Арсений Львович не нашел ничего другого, как пробормотать:
– Очень приятно…
– Да, это приятно, – согласился Академик, протягивая руку, – Владимир. Я крайне внимательно слушал вашу речь, Арсений Львович. Дело в том, что в настоящее время я как раз пишу о том, как личность, в данном случае личность Льва Толстого, может сыграть решающую роль в поворотный момент истории. Таким поворотным моментом в истории России, доказываю я в своей работе, был уход Толстого из Ясной Поляны…
– Вы историк? – обрадовался Войцеховский.
– О нет. История нуждается в целом ряде поправок и допущений, иначе неинтересно. Я – писатель. Если бы не внутренний бунт Толстого, Россия пошла бы совсем по другому пути…
– Ну, это спорно…
– Нет, это бесспорно, но сейчас не время углубляться в концепцию драмы нашего гения и ее влияния на судьбы родины. Главное другое. Рассматривая, слой за слоем, личность Льва Николаевича, я пришел к выводу, что сам являюсь как бы его реинкарнацией. Мне чрезвычайно близки его поступки и философия. Этапы развития Толстого как субъекта и объекта культурно-исторического процесса просто буквально совпадают с моим собственным развитием.
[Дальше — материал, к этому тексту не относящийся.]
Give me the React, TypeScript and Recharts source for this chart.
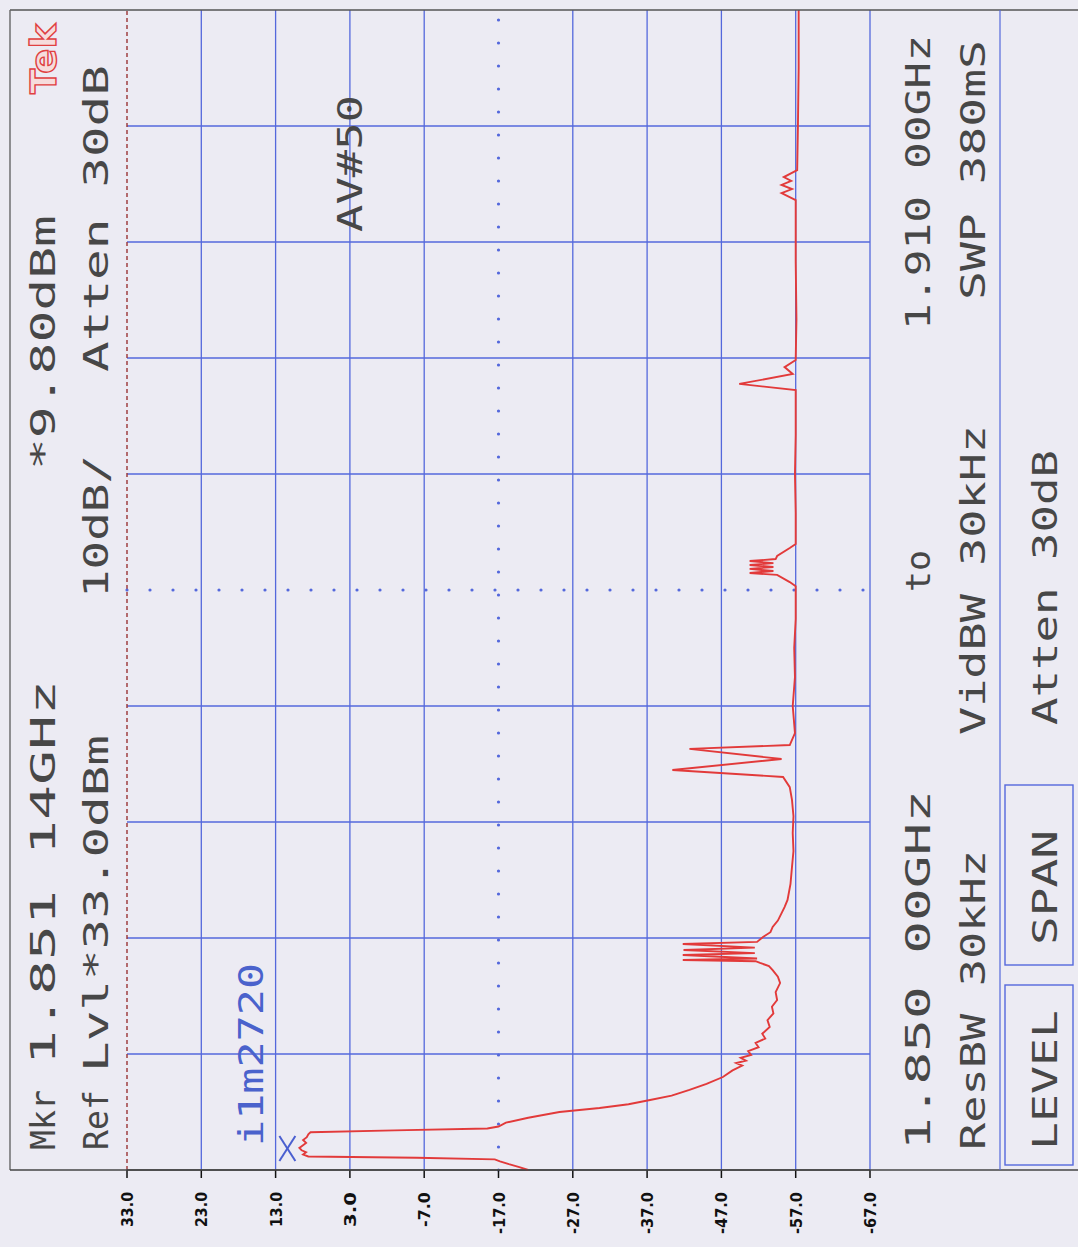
import React from 'react';
import { ScatterChart, Scatter, XAxis, YAxis, ReferenceLine } from 'recharts';

// trace: frequency (MHz) and level (dBm)
const FREQ_MHZ = [
  1850.0, 1850.15, 1850.3, 1850.45, 1850.55, 1850.63, 1850.7, 1850.8, 1850.92, 1851.02,
  1851.14, 1851.26, 1851.4, 1851.55, 1851.7, 1851.85, 1851.95, 1852.05, 1852.15, 1852.25,
  1852.45, 1852.7, 1853.0, 1853.21, 1853.4, 1853.62, 1853.85, 1854.14, 1854.45, 1854.81,
  1855.15, 1855.4, 1855.53, 1855.65, 1855.8, 1855.95, 1856.15, 1856.35, 1856.57, 1856.8,
  1857.05, 1857.4, 1857.75, 1858.1, 1858.45, 1858.79, 1859.2, 1859.67, 1860.0, 1860.34,
  1860.55, 1860.71, 1860.8, 1860.86, 1860.94, 1861.12, 1861.22, 1861.38, 1861.5, 1861.69,
  1861.8, 1862.05, 1862.3, 1862.57, 1862.9, 1863.29, 1863.6, 1863.97, 1864.8, 1865.67,
  1866.5, 1867.43, 1868.3, 1869.14, 1869.8, 1870.33, 1870.69, 1871.26, 1871.78, 1871.98,
  1872.6, 1874.0, 1875.5, 1877.0, 1878.5, 1880.2, 1880.41, 1880.78, 1880.88, 1880.98,
  1881.09, 1881.19, 1881.29, 1881.39, 1881.5, 1881.6, 1881.76, 1882.17, 1882.38, 1884.0,
  1886.0, 1888.0, 1890.34, 1890.66, 1891.17, 1891.53, 1891.9, 1894.0, 1897.0, 1900.17,
  1900.53, 1900.74, 1900.95, 1901.16, 1901.36, 1901.72, 1904.0, 1907.0, 1910.0,
];

const LEVEL_DBM = [
  -21.0, -19.8, -18.4, -17.2, -16.5, -6.0, 8.6, 9.3, 8.9, 9.5,
  9.8, 9.4, 8.9, 9.3, 8.8, 8.6, 8.3, -3.0, -15.5, -17.0,
  -18.0, -21.0, -25.2, -30.6, -34.5, -37.4, -40.3, -42.7, -45.0, -47.2,
  -48.5, -49.8, -49.0, -50.3, -49.6, -51.0, -50.6, -52.0, -51.6, -52.9,
  -52.5, -53.5, -53.2, -54.0, -53.8, -54.5, -54.3, -54.9, -54.6, -53.9,
  -53.4, -52.2, -51.6, -41.8, -51.8, -41.8, -51.5, -41.9, -51.5, -41.8,
  -51.8, -52.6, -53.6, -53.9, -54.6, -55.1, -55.5, -55.9, -56.3, -56.5,
  -56.7, -56.6, -56.7, -56.5, -56.2, -55.3, -40.4, -55.1, -42.7, -56.2,
  -56.9, -56.6, -56.9, -56.8, -57.0, -57.0, -56.2, -54.5, -50.8, -54.0,
  -50.8, -54.0, -50.8, -54.0, -50.8, -54.3, -54.5, -56.2, -57.0, -57.0,
  -56.9, -57.0, -57.0, -49.4, -56.6, -55.5, -57.0, -57.1, -57.0, -57.0,
  -55.1, -56.5, -55.1, -56.4, -55.4, -57.2, -57.3, -57.4, -57.4,
];

const MARKER_FREQ = [1851.14];
const MARKER_LEVEL = [9.8];

const AMP_TICKS = [33, 23, 13, 3, -7, -17, -27, -37, -47, -57, -67];
const AMP_GRID = [23, 13, 3, -7, -27, -37, -47, -57, -67];
const FREQ_GRID = [1856, 1862, 1868, 1874, 1886, 1892, 1898, 1904];

const trace = FREQ_MHZ.map((f, i) => ({ freq: f, amp: LEVEL_DBM[i] }));
const marker = MARKER_FREQ.map((f, i) => ({ freq: f, amp: MARKER_LEVEL[i] }));

const BG = '#ecebf3';
const GRID = '#5468dc';
const INK = '#474747';
const MONO = '"DejaVu Sans Mono", "Liberation Mono", monospace';

const EmptyShape = () => <g />;

const MarkerShape = (props: any) => {
  const { cx, cy } = props;
  return (
    <g>
      <line x1={cx - 20} y1={cy - 12} x2={cx - 4} y2={cy + 13} stroke="#4a5fd0" strokeWidth={2} />
      <line x1={cx - 20} y1={cy + 13} x2={cx - 4} y2={cy - 12} stroke="#4a5fd0" strokeWidth={2} />
      <text
        transform={`translate(${cx - 36},${cy - 2}) rotate(-90)`}
        fontFamily={MONO}
        fontSize={33}
        fill="#4a62cc"
        textLength={183}
        lengthAdjust="spacingAndGlyphs"
      >
        i1m2720
      </text>
    </g>
  );
};

const AmpTick = (props: any) => {
  const { x, y, payload } = props;
  const label = Number(payload.value).toFixed(1);
  return (
    <text
      transform={`translate(${x + 6},${y + 12}) rotate(-90)`}
      textAnchor="end"
      fontFamily='"DejaVu Sans Condensed", "DejaVu Sans", sans-serif'
      fontWeight="bold"
      fontSize={16}
      fill="#111"
      textLength={label.length > 4 ? 42 : 35}
      lengthAdjust="spacingAndGlyphs"
    >
      {label}
    </text>
  );
};

// rotated panel text: x is the baseline, y where the text starts (it reads upward)
const RotText = ({ x, y, len, children, color = INK }: any) => (
  <text
    transform={`translate(${x},${y}) rotate(-90)`}
    fontFamily={MONO}
    fontSize={33}
    fill={color}
    textLength={len}
    lengthAdjust="spacingAndGlyphs"
  >
    {children}
  </text>
);

export default function App() {
  return (
    <div style={{ position: 'absolute', left: 0, top: 0, width: 1078, height: 1247, background: BG }}>
      <ScatterChart
        width={1078}
        height={1247}
        margin={{ top: 10, right: 208, bottom: 17, left: 127 }}
      >
        <XAxis
          type="number"
          dataKey="amp"
          domain={[-67, 33]}
          reversed
          ticks={AMP_TICKS}
          interval={0}
          height={60}
          tickSize={8}
          tickMargin={2}
          tick={<AmpTick />}
          stroke="#333"
          axisLine={{ stroke: '#444', strokeWidth: 1.5 }}
          tickLine={{ stroke: '#111', strokeWidth: 1.5 }}
        />
        <YAxis type="number" dataKey="freq" domain={[1850, 1910]} hide />
        {AMP_GRID.map(a => (
          <ReferenceLine key={'a' + a} x={a} stroke={GRID} strokeWidth={1.3} />
        ))}
        {FREQ_GRID.map(f => (
          <ReferenceLine key={'f' + f} y={f} stroke={GRID} strokeWidth={1.3} />
        ))}
        <ReferenceLine x={33} stroke="#9a3434" strokeWidth={1.4} strokeDasharray="4 3" />
        <ReferenceLine
          x={-17}
          stroke={GRID}
          strokeWidth={3.2}
          strokeDasharray="0 23"
          strokeLinecap="round"
        />
        <ReferenceLine
          y={1880}
          stroke={GRID}
          strokeWidth={3.2}
          strokeDasharray="0 23"
          strokeLinecap="round"
        />
        <Scatter
          data={trace}
          line={{ stroke: '#e23a3a', strokeWidth: 1.9 }}
          lineJointType="linear"
          shape={EmptyShape}
          fill="none"
          isAnimationActive={false}
        />
        <Scatter data={marker} shape={MarkerShape} isAnimationActive={false} />
      </ScatterChart>

      <svg
        width={1078}
        height={1247}
        style={{ position: 'absolute', left: 0, top: 0, pointerEvents: 'none' }}
      >
        {/* frame */}
        <line x1={10} y1={10} x2={1078} y2={10} stroke="#555" strokeWidth={1.6} />
        <line x1={10} y1={10} x2={10} y2={1170} stroke="#666" strokeWidth={1.4} />
        <line x1={10} y1={1170} x2={1078} y2={1170} stroke="#444" strokeWidth={1.5} />
        <line x1={1000} y1={10} x2={1000} y2={1170} stroke={GRID} strokeWidth={1.2} />
        <rect x={1005} y={785} width={68} height={180} fill="none" stroke={GRID} strokeWidth={1.4} />
        <rect x={1005} y={985} width={68} height={180} fill="none" stroke={GRID} strokeWidth={1.4} />

        {/* Tek logo */}
        <text
          transform="translate(56,94) rotate(-90)"
          fontFamily='"DejaVu Sans", sans-serif'
          fontWeight="bold"
          fontSize={36}
          fill="#f6dcdc"
          stroke="#e04040"
          strokeWidth={1.4}
          textLength={70}
          lengthAdjust="spacingAndGlyphs"
        >
          Tek
        </text>

        {/* left panel */}
        <RotText x={55} y={1150} len={60}>Mkr</RotText>
        <RotText x={55} y={1065} len={385}>1.851 14GHz</RotText>
        <RotText x={55} y={470} len={255}>*9.80dBm</RotText>
        <RotText x={108} y={1150} len={60}>Ref</RotText>
        <RotText x={108} y={1072} len={337}>Lvl*33.0dBm</RotText>
        <RotText x={108} y={598} len={143}>10dB/</RotText>
        <RotText x={108} y={372} len={307}>Atten 30dB</RotText>

        {/* in-graticule note */}
        <RotText x={362} y={232} len={137}>AV#50</RotText>

        {/* right panel */}
        <RotText x={930} y={1150} len={360}>1.850 00GHz</RotText>
        <RotText x={930} y={592} len={42}>to</RotText>
        <RotText x={930} y={330} len={295}>1.910 00GHz</RotText>
        <RotText x={985} y={1150} len={300}>ResBW 30kHz</RotText>
        <RotText x={985} y={735} len={310}>VidBW 30kHz</RotText>
        <RotText x={985} y={300} len={260}>SWP 380mS</RotText>
        <RotText x={1057} y={1150} len={140}>LEVEL</RotText>
        <RotText x={1057} y={945} len={115}>SPAN</RotText>
        <RotText x={1057} y={725} len={275}>Atten 30dB</RotText>
      </svg>
    </div>
  );
}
Я почти уверен, что по достижении 82 лет уйду из дому и умру где-нибудь на полустанке. Но сейчас, в мои сорок лет – Толстой в эти годы писал «Войну и мир» – во мне крепнет уверенность в моей призванности, что ощущал и Толстой, садясь за эпопею. Об этом он писал в письме к Панаевой.
– Неужели к Панаевой? – удивился Войцеховский.
– Ну да. К Авдотье.
– И как же вы, Владимир…
– Иванович.
– Как, Владимир Иваныч, – поспешил сменить сомнительную тему Войцеховский, – вы намерены реализовать свою, как вы изволили выразиться, «призванность»?
– О, это большой отдельный разговор. Главное, друзья мои, теперь есть повод говорить о подготовке левого террора и революционного удара, поскольку есть личность, – Кузя приосанился, – готовая взять на себя решение стратегических вопросов.
Войцеховский недоверчиво покосился сначала на Кузю, потом бросил вопросительный взгляд на Энгельса, и Сева мило улыбнулся в ответ:
– Арсений Львович, вы уж нас не выдавайте…
– Как можно! Исключительно между нами, товарищи!
На том расстались.
– А знаешь, Карлсон, – задумчиво сказал Кузя, – шутки шутками, а ведь пора что-то делать… – Академик вдруг остановился и схватил Энгельса за плечо. – И я, пожалуй, знаю
Глава 14
Стремительность, с какой Касторский оказался в положении своих пациентов, в поганенькой убогой больничке, с хамским персоналом и рваными простынями, где был он совершенно бесправен, испытывал мучения моральные и физические в лице битья мокрым полотенцем по морде и электрошока, – эта стремительность довершила дело погружения Платона в пучину тяжкой душевной болезни.
Ему постепенно отказывала память. Он лежал, бессмысленно уставясь в потолок, ничего не соображая – где он, зачем и что вообще происходит. Почему, например, его охаживают мокрым полотенцем и сдергивают за ногу с койки после семи утра. Бедный Касторский помнил, что его ждет какое-то важное дело, но начисто забыл, какое именно. Женщина, которая приходила к нему с сумками продуктов, была ему смутно знакома, но кто она, Платон Егорович, как ни силился, понять не мог. Нина плакала, пыталась накормить мужа домашним супом, но вкусное варево вытекало у него изо рта, и Касторский удивленно как бы со стороны наблюдал это загадочное явление. Филя, Волчица, Энгельс, Чибис и прочие выветрились, вымылись у него из памяти, как вымывает вода и выдувает ветер слои песчаника.